We may know something more definite before the week is done, but it is more likely that the outcome will not be known for many more months. And this situation is certainly helping to currently drive the bull rally.
Cracking the Resistance Line to Continue the Bull Rally
The S&P 500 (SPX) has been hammering at the 200-day moving average for almost two months. More recently, buyers have also been attacking the bearish resistance line that connects the May and July highs with the October high. That line represents the intermediate downtrend. If it gives way, the intermediate trend will turn to neutral.
With momentum positive, the bulls are increasing the odds that they will poke through this resistance line. No line can resist forever, and the longer buyers can sustain the attack on this level the more likely it will eventually give way. It is simply a matter of numbers since there are a fixed number of sellers, and once they are removed, prices will move higher.
But like a defensive position in the battle between the bears and the bulls, there are reserves available to plug the breach. So even if 1,266 and then 1,293 were to be surmounted, buyers that took positions from April to July will be jumping in to sell stocks that they’ve held for four to eight months. And others that bought close to the 1,330 line may increase the potential sellers and, thus, the difficulty to sustain a meaningful bull rally may be brought into contention.
Here is another pleasing area where the bulls are shining! With third-quarter earnings largely in the books (99% of S&P 500 companies have reported for Q3 2011), the chart below provides some long-term perspective on the current earnings environment by focusing on 12-month, as reported S&P 500 earnings. The chart illustrates how earnings declined over 92% from its Q3 2007 peak to Q1 2009 low, which brought inflation-adjusted earnings to near Great Depression lows.
Since its Q1 2009 low, S&P 500 earnings have surged (up over 1100%) and currently come in at a level that is greater than what occurred at the peak of the dot-com bubble and very near what occurred at the peak of the credit bubble. It is interesting to note that the original run up in real earnings from Great Depression lows to credit bubble highs took over 78 years. The current spike has taken 29 months.
2012 – Presidential Election Year
The year 2012 is a presidential election year. The Dow Jones Industrial Average almost always rises during presidential election years. Over the past 60 years, there have been only two exceptions: the year 2000 and the year 2008—the Dow Jones Industrial Average went down those two presidential election years.
There are many positive signs for stocks:-
• Corporate America is making money; they stand ready to cut payrolls if hard times come back; and they are flush with $2.0 trillion in cash.
• Investors are still wary of the stock market. If the overhang that the eurozone crisis has on the market can be lifted, the Dow Jones Industrial Average would rally sharply.
• Monetary policy remains very favorable, interest rates still very low.

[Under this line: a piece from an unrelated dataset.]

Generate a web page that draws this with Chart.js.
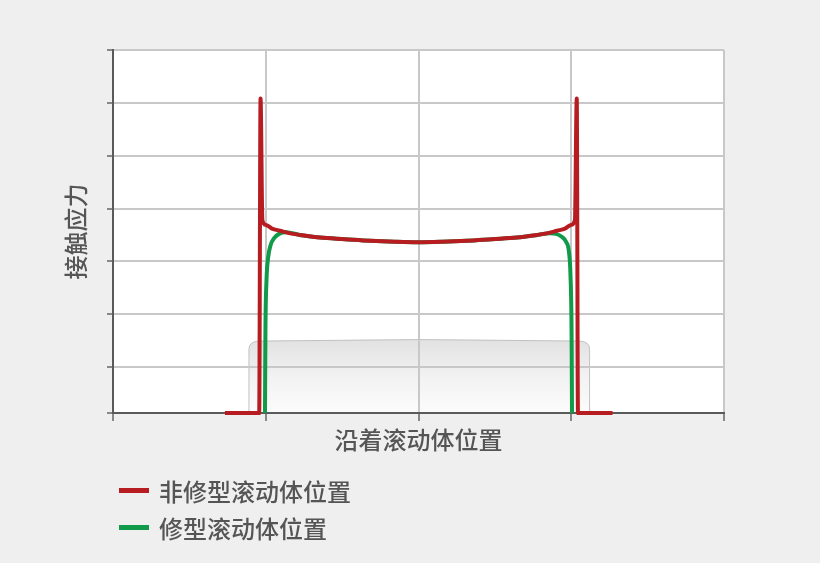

• It appears that the high unemployment rate in the U.S., which has been a drag on an economy, is finally getting some support – even though it is little-by-little, and
• Consumer spending is on the up.
• Housing is making a come-back.
• The government spending or the national debt is being addressed – although in many people’s minds – too slowly.
The bears, who have tried to dominate the market, are slowly coming to the end of their reign, which will mean that the Dow Jones Industrial Average will start to move upwards, in leaps-and-bounds, when this tie is broken fully and the bull rally will be fully realized.
And a presidential election year could be a great time for it to happen.